=== Provided data ===

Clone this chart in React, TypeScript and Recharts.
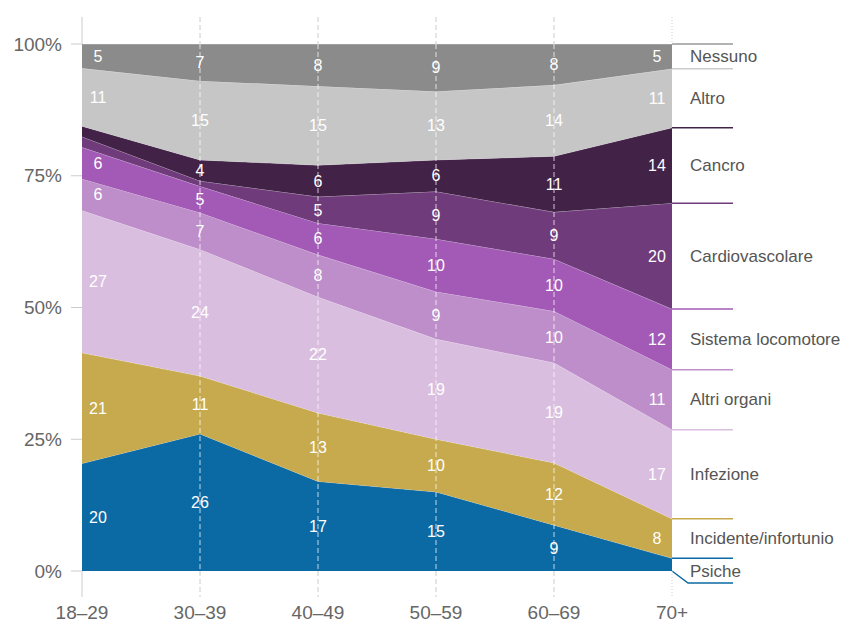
import React from 'react';
import { ComposedChart, Area, Line, XAxis, YAxis, LabelList } from 'recharts';

const ages = ['18–29', '30–39', '40–49', '50–59', '60–69', '70+'];

const psiche = [20.4, 26, 17, 15, 8.7, 2.4];
const incidente = [21, 11, 13, 10, 11.8, 7.5];
const infezione = [27, 24, 22, 19, 19, 16.9];
const altriOrgani = [6, 7, 8, 9, 9.8, 11.4];
const locomotore = [6, 5, 6, 10, 9.9, 11.5];
const cardio = [2, 1, 5, 9, 8.9, 20.1];
const cancro = [2, 4, 6, 6, 10.6, 14.3];
const altro = [11, 15, 15, 13, 13.5, 11.2];
const nessuno = [4.6, 7, 8, 9, 7.8, 4.7];

const yTicks = [0, 25, 50, 75, 100];

const FONT = '"Liberation Sans", Arial, Helvetica, sans-serif';
const W = 845;
const H = 621;
const PLOT_TOP = 44;
const PLOT_BOTTOM = 571;
const LINE_TOP = 17;
const LINE_BOTTOM = 597;

const series = [
  { key: 'Psiche', values: psiche, color: '#0b69a3', legend: '#0b69a3' },
  { key: 'Incidente/infortunio', values: incidente, color: '#c6aa4d', legend: '#c6aa4d' },
  { key: 'Infezione', values: infezione, color: '#d9bedf', legend: '#d9bedf' },
  { key: 'Altri organi', values: altriOrgani, color: '#bd8ec9', legend: '#bd8ec9' },
  { key: 'Sistema locomotore', values: locomotore, color: '#a35ab6', legend: '#a35ab6' },
  { key: 'Cardiovascolare', values: cardio, color: '#6f3b7b', legend: '#6f3b7b' },
  { key: 'Cancro', values: cancro, color: '#432248', legend: '#432248' },
  { key: 'Altro', values: altro, color: '#c6c6c6', legend: '#cccccc' },
  { key: 'Nessuno', values: nessuno, color: '#8b8b8b', legend: '#999999' },
];

const data = ages.map((age, i) => {
  const row: any = { age, base: 0 };
  let cum = 0;
  series.forEach((s, si) => {
    const v = s.values[i];
    row['v' + si] = v;
    row['mid' + si] = cum + v / 2;
    row['lbl' + si] = v >= 3 ? String(Math.round(v)) : '';
    cum += v;
  });
  return row;
});

const LAST = ages.length - 1;

const makeMidLabel = (si: number) => (props: any) => {
  const { x, y, value, index } = props;
  const s = series[si];
  const parts: any[] = [];
  if (value !== undefined && value !== null && value !== '') {
    const lx = index === 0 ? x + 16 : index === LAST ? x - 15 : x;
    parts.push(
      <text key="v" x={lx} y={y} textAnchor="middle" dominantBaseline="central"
        fill="#ffffff" fontSize={16} fontFamily={FONT}>{value}</text>
    );
  }
  if (index === LAST && si !== 0) {
    parts.push(
      <text key="n" x={x + 18} y={y} textAnchor="start" dominantBaseline="central"
        fill="#555555" fontSize={17} fontFamily={FONT}>{s.key}</text>
    );
  }
  return <g>{parts}</g>;
};

const makeTopLine = (si: number) => (props: any) => {
  const { x, y, index } = props;
  if (index !== LAST) return null;
  return <line x1={x} x2={x + 61} y1={y} y2={y} stroke={series[si].legend} strokeWidth={1.5} />;
};

const baseLabel = (props: any) => {
  const { x, y, index } = props;
  if (index !== LAST) return null;
  const s = series[0];
  return (
    <g>
      <polyline points={`${x},${y} ${x + 16},${y + 12} ${x + 61},${y + 12}`} fill="none"
        stroke={s.legend} strokeWidth={1.5} />
      <text x={x + 18} y={y} textAnchor="start" dominantBaseline="central"
        fill="#555555" fontSize={17} fontFamily={FONT}>{s.key}</text>
    </g>
  );
};

const XTick = (props: any) => {
  const { x, payload, index } = props;
  const first = index === 0;
  const last = index === LAST;
  const outer = first ? undefined : last ? '1 2' : '5 3';
  return (
    <g>
      <line x1={x} x2={x} y1={LINE_TOP} y2={PLOT_TOP} stroke="#cccccc" strokeWidth={1} strokeDasharray={outer} />
      <line x1={x} x2={x} y1={PLOT_BOTTOM} y2={LINE_BOTTOM} stroke="#cccccc" strokeWidth={1} strokeDasharray={outer} />
      {!first && !last && (
        <line x1={x} x2={x} y1={PLOT_TOP} y2={PLOT_BOTTOM} stroke="#ffffff" strokeOpacity={0.75}
          strokeWidth={1} strokeDasharray="5 3" />
      )}
      <text x={x} y={612} textAnchor="middle" dominantBaseline="central" fill="#666666"
        fontSize={19} fontFamily={FONT}>{payload.value}</text>
    </g>
  );
};

export default function App() {
  return (
    <div style={{ position: 'absolute', left: 0, top: 0, width: W, height: H, background: '#ffffff' }}>
      <ComposedChart width={W} height={H} data={data}
        margin={{ top: PLOT_TOP, right: 173, bottom: 0, left: 0 }} style={{ fontFamily: FONT }}>
        <YAxis type="number" domain={[0, 100]} ticks={yTicks} allowDataOverflow width={82}
          tickFormatter={(v: number) => `${v}%`} axisLine={false}
          tickLine={{ stroke: '#cccccc' }} tickSize={11} tickMargin={9}
          tick={{ fill: '#666666', fontSize: 19, fontFamily: FONT }} />
        {series.map((s, si) => (
          <Area key={s.key} dataKey={'v' + si} stackId="1" type="linear" fill={s.color} fillOpacity={1}
            stroke="#ffffff" strokeOpacity={0.45} strokeWidth={0.8} isAnimationActive={false}
            dot={false} activeDot={false}>
            <LabelList dataKey={'v' + si} content={makeTopLine(si)} />
          </Area>
        ))}
        {series.map((s, si) => (
          <Line key={'m' + s.key} dataKey={'mid' + si} stroke="none" dot={false} activeDot={false}
            isAnimationActive={false} legendType="none">
            <LabelList dataKey={'lbl' + si} content={makeMidLabel(si)} />
          </Line>
        ))}
        <Line dataKey="base" stroke="none" dot={false} activeDot={false} isAnimationActive={false}>
          <LabelList dataKey="base" content={baseLabel} />
        </Line>
        <XAxis dataKey="age" height={50} axisLine={false} tickLine={false} tickSize={0} tickMargin={0}
          interval={0} tick={XTick} />
      </ComposedChart>
    </div>
  );
}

===

* [Exercise details]
Quote every line word for word and keep the images out of the copy.

* [Task solution]
Clone this chart in React, TypeScript and Recharts.
import React from 'react';
import { ComposedChart, Area, Line, XAxis, YAxis, LabelList } from 'recharts';

const ages = ['18–29', '30–39', '40–49', '50–59', '60–69', '70+'];

const psiche = [20.4, 26, 17, 15, 8.7, 2.4];
const incidente = [21, 11, 13, 10, 11.8, 7.5];
const infezione = [27, 24, 22, 19, 19, 16.9];
const altriOrgani = [6, 7, 8, 9, 9.8, 11.4];
const locomotore = [6, 5, 6, 10, 9.9, 11.5];
const cardio = [2, 1, 5, 9, 8.9, 20.1];
const cancro = [2, 4, 6, 6, 10.6, 14.3];
const altro = [11, 15, 15, 13, 13.5, 11.2];
const nessuno = [4.6, 7, 8, 9, 7.8, 4.7];

const yTicks = [0, 25, 50, 75, 100];

const FONT = '"Liberation Sans", Arial, Helvetica, sans-serif';
const W = 845;
const H = 621;
const PLOT_TOP = 44;
const PLOT_BOTTOM = 571;
const LINE_TOP = 17;
const LINE_BOTTOM = 597;

const series = [
  { key: 'Psiche', values: psiche, color: '#0b69a3', legend: '#0b69a3' },
  { key: 'Incidente/infortunio', values: incidente, color: '#c6aa4d', legend: '#c6aa4d' },
  { key: 'Infezione', values: infezione, color: '#d9bedf', legend: '#d9bedf' },
  { key: 'Altri organi', values: altriOrgani, color: '#bd8ec9', legend: '#bd8ec9' },
  { key: 'Sistema locomotore', values: locomotore, color: '#a35ab6', legend: '#a35ab6' },
  { key: 'Cardiovascolare', values: cardio, color: '#6f3b7b', legend: '#6f3b7b' },
  { key: 'Cancro', values: cancro, color: '#432248', legend: '#432248' },
  { key: 'Altro', values: altro, color: '#c6c6c6', legend: '#cccccc' },
  { key: 'Nessuno', values: nessuno, color: '#8b8b8b', legend: '#999999' },
];

const data = ages.map((age, i) => {
  const row: any = { age, base: 0 };
  let cum = 0;
  series.forEach((s, si) => {
    const v = s.values[i];
    row['v' + si] = v;
    row['mid' + si] = cum + v / 2;
    row['lbl' + si] = v >= 3 ? String(Math.round(v)) : '';
    cum += v;
  });
  return row;
});

const LAST = ages.length - 1;

const makeMidLabel = (si: number) => (props: any) => {
  const { x, y, value, index } = props;
  const s = series[si];
  const parts: any[] = [];
  if (value !== undefined && value !== null && value !== '') {
    const lx = index === 0 ? x + 16 : index === LAST ? x - 15 : x;
    parts.push(
      <text key="v" x={lx} y={y} textAnchor="middle" dominantBaseline="central"
        fill="#ffffff" fontSize={16} fontFamily={FONT}>{value}</text>
    );
  }
  if (index === LAST && si !== 0) {
    parts.push(
      <text key="n" x={x + 18} y={y} textAnchor="start" dominantBaseline="central"
        fill="#555555" fontSize={17} fontFamily={FONT}>{s.key}</text>
    );
  }
  return <g>{parts}</g>;
};

const makeTopLine = (si: number) => (props: any) => {
  const { x, y, index } = props;
  if (index !== LAST) return null;
  return <line x1={x} x2={x + 61} y1={y} y2={y} stroke={series[si].legend} strokeWidth={1.5} />;
};

const baseLabel = (props: any) => {
  const { x, y, index } = props;
  if (index !== LAST) return null;
  const s = series[0];
  return (
    <g>
      <polyline points={`${x},${y} ${x + 16},${y + 12} ${x + 61},${y + 12}`} fill="none"
        stroke={s.legend} strokeWidth={1.5} />
      <text x={x + 18} y={y} textAnchor="start" dominantBaseline="central"
        fill="#555555" fontSize={17} fontFamily={FONT}>{s.key}</text>
    </g>
  );
};

const XTick = (props: any) => {
  const { x, payload, index } = props;
  const first = index === 0;
  const last = index === LAST;
  const outer = first ? undefined : last ? '1 2' : '5 3';
  return (
    <g>
      <line x1={x} x2={x} y1={LINE_TOP} y2={PLOT_TOP} stroke="#cccccc" strokeWidth={1} strokeDasharray={outer} />
      <line x1={x} x2={x} y1={PLOT_BOTTOM} y2={LINE_BOTTOM} stroke="#cccccc" strokeWidth={1} strokeDasharray={outer} />
      {!first && !last && (
        <line x1={x} x2={x} y1={PLOT_TOP} y2={PLOT_BOTTOM} stroke="#ffffff" strokeOpacity={0.75}
          strokeWidth={1} strokeDasharray="5 3" />
      )}
      <text x={x} y={612} textAnchor="middle" dominantBaseline="central" fill="#666666"
        fontSize={19} fontFamily={FONT}>{payload.value}</text>
    </g>
  );
};

export default function App() {
  return (
    <div style={{ position: 'absolute', left: 0, top: 0, width: W, height: H, background: '#ffffff' }}>
      <ComposedChart width={W} height={H} data={data}
        margin={{ top: PLOT_TOP, right: 173, bottom: 0, left: 0 }} style={{ fontFamily: FONT }}>
        <YAxis type="number" domain={[0, 100]} ticks={yTicks} allowDataOverflow width={82}
          tickFormatter={(v: number) => `${v}%`} axisLine={false}
          tickLine={{ stroke: '#cccccc' }} tickSize={11} tickMargin={9}
          tick={{ fill: '#666666', fontSize: 19, fontFamily: FONT }} />
        {series.map((s, si) => (
          <Area key={s.key} dataKey={'v' + si} stackId="1" type="linear" fill={s.color} fillOpacity={1}
            stroke="#ffffff" strokeOpacity={0.45} strokeWidth={0.8} isAnimationActive={false}
            dot={false} activeDot={false}>
            <LabelList dataKey={'v' + si} content={makeTopLine(si)} />
          </Area>
        ))}
        {series.map((s, si) => (
          <Line key={'m' + s.key} dataKey={'mid' + si} stroke="none" dot={false} activeDot={false}
            isAnimationActive={false} legendType="none">
            <LabelList dataKey={'lbl' + si} content={makeMidLabel(si)} />
          </Line>
        ))}
        <Line dataKey="base" stroke="none" dot={false} activeDot={false} isAnimationActive={false}>
          <LabelList dataKey="base" content={baseLabel} />
        </Line>
        <XAxis dataKey="age" height={50} axisLine={false} tickLine={false} tickSize={0} tickMargin={0}
          interval={0} tick={XTick} />
      </ComposedChart>
    </div>
  );
}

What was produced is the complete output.